Reputation: 473
I have a spark dataframe like below. It has array of array struct in the zipped_feature column.
+--------------------+
|zipped_feature |
+--------------------+
|[[A, 1], [ABC, 33]] |
|[[A, 1], [ABS, 24]] |
|[[B, 2], [ABE, 17]] |
|[[C, 3], [ABC, 33]] |
+--------------------+
I tried to get an item(which is also an array) on this array of array struct using index . I tried below udf to get the value based on the index. If my index is 0 for first row then I should retrieve "[A, 1]" as array.
val getValueUdf = udf { (zippedFeature: Seq[Seq[String]], index: Int) => zippedFeature(index) }
But i am getting below error
data type mismatch: argument 1 requires array<array<string>> type, however, '`zipped_feature`' is of array<struct<_1:string,_2:string>> type.
When I printed the schema it shows like below
|-- zipped_feature: array (nullable = true)
| |-- element: struct (containsNull = true)
| | |-- _1: string (nullable = true)
| | |-- _2: string (nullable = true)
Could someone help to identify what I am doing wrong here. I want to get the value(again a array) based on the index.
Upvotes: 0
Views: 1101
Reputation: 42422
You can try using the dataset API map
method:
def getValue(zippedFeature: Seq[(String, String)], index: Int): Seq[String] = {
zippedFeature(index).productIterator.toList.toSeq.map(_.toString)
}
df.as[Seq[(String, String)]].map(x => (x, getValue(x, 0))).show
+-------------------+------+
| _1| _2|
+-------------------+------+
|[[A, 1], [ABC, 33]]|[A, 1]|
|[[A, 1], [ABS, 24]]|[A, 1]|
|[[B, 2], [ABE, 17]]|[B, 2]|
|[[C, 3], [ABC, 33]]|[C, 3]|
+-------------------+------+
Upvotes: 1
Reputation: 32710
From the error message, the column zipped_feature
is of type array of structs and not array of arrays. You don't need UDF to access array elements by index, you can use one of these options:
col("zipped_feature")(idx) // opt1
col("zipped_feature").getItem(idx) // opt2
element_at(col("zipped_feature"), idx) // opt3
To transform the array of structs into array of array you can use transform
function :
val df1 = df.withColumn(
"zipped_feature",
expr("transform(zipped_feature, x -> array(x._1, x._2))")
).select(
col("zipped_feature")(0).as("idx0"),
col("zipped_feature")(1).as("idx1")
)
df1.show
//+------+---------+
//| idx0| idx1|
//+------+---------+
//|[A, 1]|[ABC, 33]|
//|[A, 1]|[ABS, 24]|
//|[B, 2]|[ABE, 17]|
//|[C, 3]|[ABC, 33]|
//+------+---------+
df1.printSchema
//root
// |-- idx0: array (nullable = true)
// | |-- element: string (containsNull = true)

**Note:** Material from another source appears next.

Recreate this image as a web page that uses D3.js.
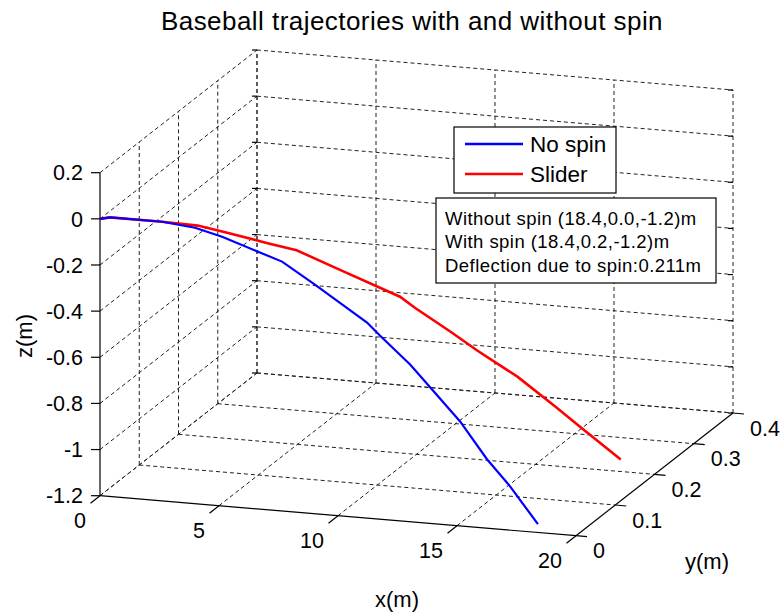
<!DOCTYPE html>
<html>
<head>
<meta charset="utf-8">
<script src="https://cdn.jsdelivr.net/npm/d3@7"></script>
<style>
  body { margin: 0; background: #fff; }
  text { font-family: Arial, "Liberation Sans", sans-serif; fill: #000; }
  .grid { stroke: #222; stroke-width: 1; stroke-dasharray: 4,3; fill: none; }
  .axisline { stroke: #000; stroke-width: 1.2; fill: none; }
</style>
</head>
<body>
<div id="chart"></div>
<script>
// trajectory samples (metres)
var noSpinX = [0, 0.42, 2.61, 3.99, 5.13, 6.64, 7.65, 9.03, 11.22, 11.76, 13.03, 13.87, 15.13, 16.26, 17.23, 18.4];
var noSpinY = [0, 0, 0, 0, 0, 0, 0, 0, 0, 0, 0, 0, 0, 0, 0, 0];
var noSpinZ = [0, 0.01, 0.01, -0.004, -0.033, -0.085, -0.119, -0.207, -0.352, -0.404, -0.518, -0.61, -0.747, -0.901, -1.01, -1.164];

var sliderX = [0, 0.42, 2.61, 3.99, 5.13, 6.64, 7.65, 9.03, 11.22, 11.76, 13.03, 13.87, 15.13, 16.26, 17.23, 18.4];
var sliderY = [0, 0, 0, 0.007, 0.013, 0.027, 0.037, 0.054, 0.084, 0.09, 0.105, 0.12, 0.146, 0.173, 0.186, 0.211];
var sliderZ = [0, 0.01, 0.01, -0.004, -0.033, -0.085, -0.119, -0.207, -0.352, -0.404, -0.518, -0.61, -0.747, -0.901, -1.01, -1.164];

var xTicks = [0, 5, 10, 15, 20];
var xTickLabels = ["0", "5", "10", "15", "20"];
var yTicks = [0, 0.1, 0.2, 0.3, 0.4];
var yTickLabels = ["0", "0.1", "0.2", "0.3", "0.4"];
var zTicks = [-1.2, -1, -0.8, -0.6, -0.4, -0.2, 0, 0.2];
var zTickLabels = ["-1.2", "-1", "-0.8", "-0.6", "-0.4", "-0.2", "0", "0.2"];

var legendNames = ["No spin", "Slider"];
var legendColors = ["#0000ff", "#ff0000"];
var infoLines = ["Without spin (18.4,0.0,-1.2)m", "With spin (18.4,0.2,-1.2)m", "Deflection due to spin:0.211m"];

var width = 783, height = 614;

var svg = d3.select("#chart").append("svg")
    .attr("width", width)
    .attr("height", height);

// 3D view: each axis scale goes 0..1, then gets pushed along its screen vector
var xScale = d3.scaleLinear().domain([0, 20]).range([0, 1]);
var yScale = d3.scaleLinear().domain([0, 0.4]).range([0, 1]);
var zScale = d3.scaleLinear().domain([-1.2, 0.2]).range([0, 1]);

var origin = [100, 495.7];
var ex = [476, 40],
    ey = [157, -122.7],
    ez = [0, -323];

function project(x, y, z) {
    var a = xScale(x), b = yScale(y), c = zScale(z);
    return [origin[0] + a * ex[0] + b * ey[0] + c * ez[0],
            origin[1] + a * ex[1] + b * ey[1] + c * ez[1]];
}

function seg(p, q) {
    svg.append("line")
        .attr("class", "grid")
        .attr("x1", p[0]).attr("y1", p[1])
        .attr("x2", q[0]).attr("y2", q[1]);
}

var x0 = 0, x1 = 20, y0 = 0, y1 = 0.4, z0 = -1.2, z1 = 0.2;

// Grid on the x=0 wall
zTicks.forEach(function(z){ seg(project(x0, y0, z), project(x0, y1, z)); });
yTicks.forEach(function(y){ if (y > y0) seg(project(x0, y, z0), project(x0, y, z1)); });

// Grid on the back wall (y = 0.4)
zTicks.forEach(function(z){ seg(project(x0, y1, z), project(x1, y1, z)); });
xTicks.forEach(function(x){ seg(project(x, y1, z0), project(x, y1, z1)); });

// Grid on the floor
xTicks.forEach(function(x){ if (x < x1) seg(project(x, y0, z0), project(x, y1, z0)); });
yTicks.forEach(function(y){ if (y > y0) seg(project(x0, y, z0), project(x1, y, z0)); });

// small ticks on the back vertical edges
zTicks.forEach(function(z){
    [x0, x1].forEach(function(x){
        var p = project(x, y1, z);
        svg.append("line").attr("class", "axisline").attr("stroke-width", 1)
            .attr("x1", p[0] - 5).attr("y1", p[1]).attr("x2", p[0]).attr("y2", p[1]);
    });
});

// Axis lines
var line2 = d3.line();
svg.append("path").attr("class", "axisline")
    .attr("d", line2([project(x0, y0, z0), project(x0, y0, z1)]));
svg.append("path").attr("class", "axisline")
    .attr("d", line2([project(x0, y0, z0), project(x1, y0, z0)]));
svg.append("path").attr("class", "axisline")
    .attr("d", line2([project(x1, y0, z0), project(x1, y1, z0)]));

// z ticks + labels
zTicks.forEach(function(z, i){
    var p = project(x0, y0, z);
    svg.append("line").attr("class", "axisline")
        .attr("x1", p[0] - 9).attr("y1", p[1]).attr("x2", p[0]).attr("y2", p[1]);
    svg.append("text")
        .attr("x", p[0] - 17).attr("y", p[1])
        .attr("dy", "0.36em")
        .attr("text-anchor", "end")
        .style("font-size", "21.5px")
        .text(zTickLabels[i]);
});

// x ticks + labels (tick points toward -y)
xTicks.forEach(function(x, i){
    var p = project(x, y0, z0);
    svg.append("line").attr("class", "axisline")
        .attr("x1", p[0]).attr("y1", p[1]).attr("x2", p[0] - 9.5).attr("y2", p[1] + 7.5);
    svg.append("text")
        .attr("x", p[0] - 14).attr("y", p[1] + 25)
        .attr("dy", "0.36em")
        .attr("text-anchor", "end")
        .style("font-size", "21.5px")
        .text(xTickLabels[i]);
});

// y ticks + labels (tick points toward +x)
yTicks.forEach(function(y, i){
    var p = project(x1, y, z0);
    svg.append("line").attr("class", "axisline")
        .attr("x1", p[0]).attr("y1", p[1]).attr("x2", p[0] + 11).attr("y2", p[1] + 1);
    svg.append("text")
        .attr("x", p[0] + 17).attr("y", p[1] + 15)
        .attr("dy", "0.36em")
        .attr("text-anchor", "start")
        .style("font-size", "21.5px")
        .text(yTickLabels[i]);
});

// Trajectories (slider first so no-spin sits on top where they overlap)
var traj = d3.line()
    .x(function(d){ return d[0]; })
    .y(function(d){ return d[1]; });

var noSpinPts = noSpinX.map(function(x, i){ return project(x, noSpinY[i], noSpinZ[i]); });
var sliderPts = sliderX.map(function(x, i){ return project(x, sliderY[i], sliderZ[i]); });

svg.append("path").datum(sliderPts)
    .attr("d", traj)
    .attr("fill", "none")
    .attr("stroke", legendColors[1])
    .attr("stroke-width", 2.6);

svg.append("path").datum(noSpinPts)
    .attr("d", traj)
    .attr("fill", "none")
    .attr("stroke", legendColors[0])
    .attr("stroke-width", 2.2);

// Title and axis labels
svg.append("text")
    .attr("x", 412).attr("y", 30)
    .attr("text-anchor", "middle")
    .style("font-size", "26px")
    .style("letter-spacing", "0.45px")
    .text("Baseball trajectories with and without spin");

svg.append("text")
    .attr("x", 397).attr("y", 607)
    .attr("text-anchor", "middle")
    .style("font-size", "22px")
    .text("x(m)");

svg.append("text")
    .attr("x", 707).attr("y", 569)
    .attr("text-anchor", "middle")
    .style("font-size", "22px")
    .text("y(m)");

svg.append("text")
    .attr("transform", "translate(32,336) rotate(-90)")
    .attr("text-anchor", "middle")
    .style("font-size", "22px")
    .text("z(m)");

// Legend
var legend = svg.append("g");
legend.append("rect")
    .attr("x", 454).attr("y", 127)
    .attr("width", 162).attr("height", 66)
    .attr("fill", "#fff").attr("stroke", "#000").attr("stroke-width", 1.2);

legendNames.forEach(function(name, i){
    var ly = 144 + i * 30;
    legend.append("line")
        .attr("x1", 465).attr("x2", 523)
        .attr("y1", ly).attr("y2", ly)
        .attr("stroke", legendColors[i]).attr("stroke-width", 2.5);
    legend.append("text")
        .attr("x", 530).attr("y", ly)
        .attr("dy", "0.36em")
        .style("font-size", "22.5px")
        .text(name);
});

// Info box
var info = svg.append("g");
info.append("rect")
    .attr("x", 436).attr("y", 198)
    .attr("width", 280).attr("height", 85)
    .attr("fill", "#fff").attr("stroke", "#000").attr("stroke-width", 1.2);

infoLines.forEach(function(t, i){
    info.append("text")
        .attr("x", 445).attr("y", 225 + i * 23.3)
        .style("font-size", "18.5px")
        .style("letter-spacing", "0.45px")
        .text(t);
});
</script>
</body>
</html>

// |-- idx1: array (nullable = true)
// | |-- element: string (containsNull = true)
Or directly without transforming the array :
val df1 = df.select(
expr("array(zipped_feature[0]._1, zipped_feature[0]._2)").as("idx0"),
expr("array(zipped_feature[1]._1, zipped_feature[1]._2)").as("idx1")
)
Upvotes: 1
Reputation: 3008
According to me you don't need a user defined function for this use case. you can easily use withColumn
and select
statements to get the job done.
//Source data
import org.apache.spark.sql.functions._
import org.apache.spark.sql.types._
import spark.implicits._
val df = Seq((Seq(Array("A","1"),Array("ABC","33"))),(Seq(Array("A","1"),Array("ABS","24")))).toDF("zipped_feature")
// 1) getting the value using select statements
val df1 = df.select($"zipped_feature"(0).as("ArrayZero"),$"zipped_feature"(1).as("ArrayOne"))
// 2) getting the values using withColumn
val df2 = df.withColumn("Array_Zero",$"zipped_feature"(0)).withColumn("Array_One",$"zipped_feature"(1))
// 3) Getting the value of the Inner array
val df3 = df1.select($"ArrayZero"(0).as("InnerArrayZero"))
// 4) Getting the value of the first element
val value = df1.select($"ArrayZero"(0)).first.getString(0)
Upvotes: 1
Reputation: 5487
zipped_feature is a column of type array < struct>. if you want to get each nested column value as an array, you need to modify the UDF as shown below.
val spark = SparkSession.builder().master("local[*]").getOrCreate()
spark.sparkContext.setLogLevel("OFF")
import spark.implicits._
import org.apache.spark.sql.functions._
import org.apache.spark.sql.types._
// constructing sample dataframe
val rows=
List(Row(Array(Row("A","1"),Row("ABC","33"))),
Row(Array(Row("A","1"),Row("ABS","24"))),
Row(Array(Row("B","2"),Row("ABE","17"))),
Row(Array(Row("C","3"),Row("ABC","33"))))
val rdd=spark.sparkContext.parallelize(rows)
val schema=new StructType().add("zipped_feature",ArrayType(new StructType().add("_1",StringType).add("_2",StringType)))
val df=spark.createDataFrame(rdd,schema)
df.show()
/*
+-------------------+
| zipped_feature|
+-------------------+
|[[A, 1], [ABC, 33]]|
|[[A, 1], [ABS, 24]]|
|[[B, 2], [ABE, 17]]|
|[[C, 3], [ABC, 33]]|
+-------------------+
*/
df.printSchema()
/*
root
|-- zipped_feature: array (nullable = true)
| |-- element: struct (containsNull = true)
| | |-- _1: string (nullable = true)
| | |-- _2: string (nullable = true)
*/
// udf
val getValueUdf = udf { (zippedFeature: Seq[Row],index:Int) =>zippedFeature(index).toSeq.map(_.toString)}
df.withColumn("first_column",getValueUdf('zipped_feature,lit(0)))
.withColumn("second_column",getValueUdf('zipped_feature,lit(1)))
.show(false)
/* output
+-------------------+------------+-------------+
|zipped_feature |first_column|second_column|
+-------------------+------------+-------------+
|[[A, 1], [ABC, 33]]|[A, 1] |[ABC, 33] |
|[[A, 1], [ABS, 24]]|[A, 1] |[ABS, 24] |
|[[B, 2], [ABE, 17]]|[B, 2] |[ABE, 17] |
|[[C, 3], [ABC, 33]]|[C, 3] |[ABC, 33] |
+-------------------+------------+-------------+
*/
Upvotes: 2